4.    Element access to valarray. Previous versions had poor element  
access code to chunked valarrays, so v1 [0] would generate poor code  
and if the valarray was chunked but the entire expression wasn't  
chunked, evaluating it would be much slower than the equivalent  
scalar code. Thanks to gcc 4.0 having better support for proxies and  
temporaries, I was able to rearrange the iterators so that element  
access is now as fast as C element access and unchunked expressions  
should evaluate almost as fast as the C equivalent. All this rework  
is still fully aliasing compliant so you should still be able to  
access by element and do chunked operations without worrying that the  
compiler is going to reorder them wrongly.

Hint: if you want to see if a particular expression is chunked or  
not, look for the chunk_begin member e.g.

((v1 + v2) + v3).chunk_begin ();    // compiles because (v1 + v2) +  
v3 is chunked
atan (v1).chunk_begin ();        // doesn't compile because atan (v1)  
isn't chunked -- no vectorized version of atan available yet
                                                     // atan(v1) on  
0.3 and earlier used to be slower than the implied hand-coded loop,  
but now it should be almost the same speed

or if you're using gcc or an equivalent, you can use __typeof and  
look for the const_chunk_iterator typedef e.g.

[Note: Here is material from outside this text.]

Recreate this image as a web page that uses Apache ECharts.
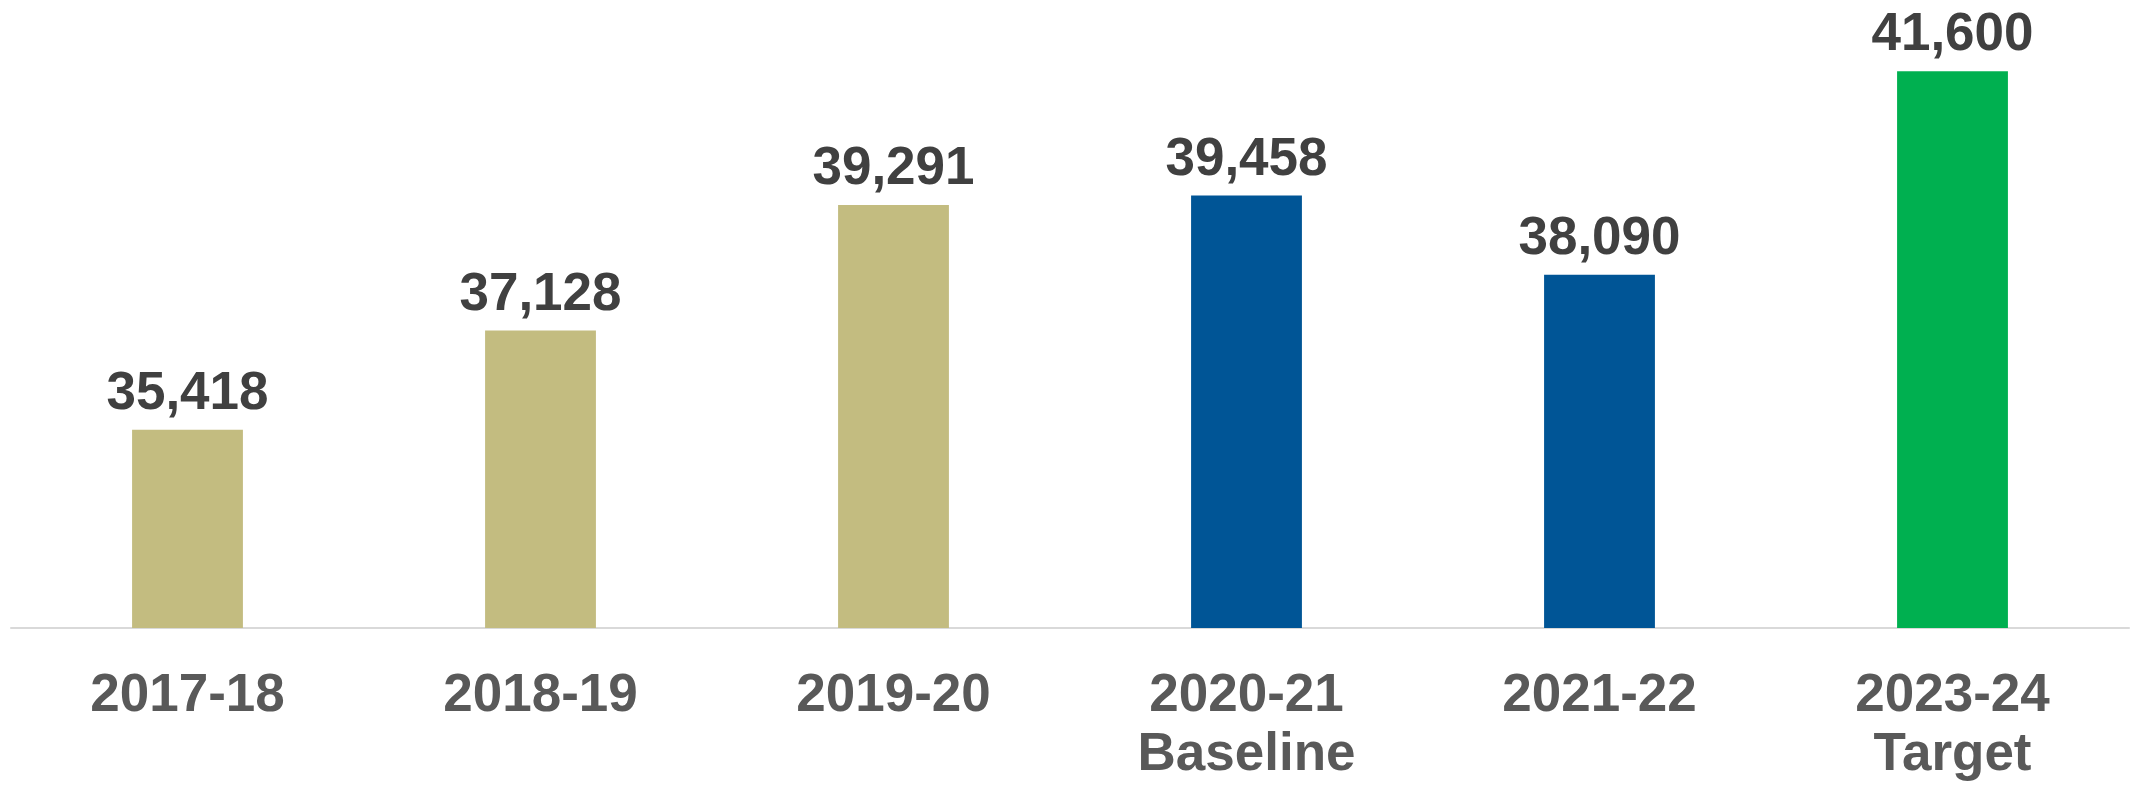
<!DOCTYPE html>
<html>
<head>
<meta charset="utf-8">
<script src="https://cdn.jsdelivr.net/npm/echarts@6/dist/echarts.min.js"></script>
<style>
html,body{margin:0;padding:0;background:#fff;}
#chart{width:2131px;height:785px;}
</style>
</head>
<body>
<div id="chart"></div>
<script>
const categories = ['2017-18', '2018-19', '2019-20', '2020-21\nBaseline', '2021-22', '2023-24\nTarget'];
const values = [35418, 37128, 39291, 39458, 38090, 41600];
const barColors = ['#C3BC80', '#C3BC80', '#C3BC80', '#005596', '#005596', '#00B050'];

const chart = echarts.init(document.getElementById('chart'));
chart.setOption({
  animation: false,
  grid: { left: 11, right: 2, top: 48, bottom: 153, containLabel: false },
  xAxis: {
    type: 'category',
    data: categories,
    axisLine: { lineStyle: { color: '#D9D9D9', width: 2 } },
    axisTick: { show: false },
    axisLabel: {
      color: '#595959',
      fontFamily: 'Liberation Sans, Arial, sans-serif',
      fontWeight: 'bold',
      fontSize: 53,
      lineHeight: 59,
      margin: 39,
      interval: 0
    }
  },
  yAxis: {
    type: 'value',
    min: 32000,
    max: 42000,
    show: false,
    splitLine: { show: false }
  },
  series: [{
    type: 'bar',
    data: values.map((v, i) => ({ value: v, itemStyle: { color: barColors[i] } })),
    barWidth: '31.4%',
    label: {
      show: true,
      position: 'top',
      distance: 9,
      color: '#404040',
      fontFamily: 'Liberation Sans, Arial, sans-serif',
      fontWeight: 'bold',
      fontSize: 53,
      formatter: p => p.value.toLocaleString('en-US')
    }
  }]
});
</script>
</body>
</html>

__typeof ((v1 + v2) + v3)::const_chunk_iterator;    // exists
__typeof (atan (v1))::const_chunk_iterator;    // doesn't exist

Hint: Using typeof is also handy if you want to store the expression  
off for subsequent (re)evaluation, rather than evaluate down to a  
valarray or statarray e.g.

__typeof (v1 + v2) temp = v1 + v2;
vr = temp + temp;

is more efficient than

valarray <float> temp = v1 + v2;
vr = temp + temp;

Not as good as having CSE, but at least you don't pay for extraneous  
stores and temp memory.

5.    -faltivec without -maltivec. Code compiled with these options  
should be comparable if not faster than -faltivec and -maltivec,  
several spurious non-vectorized memcpy's were eliminated.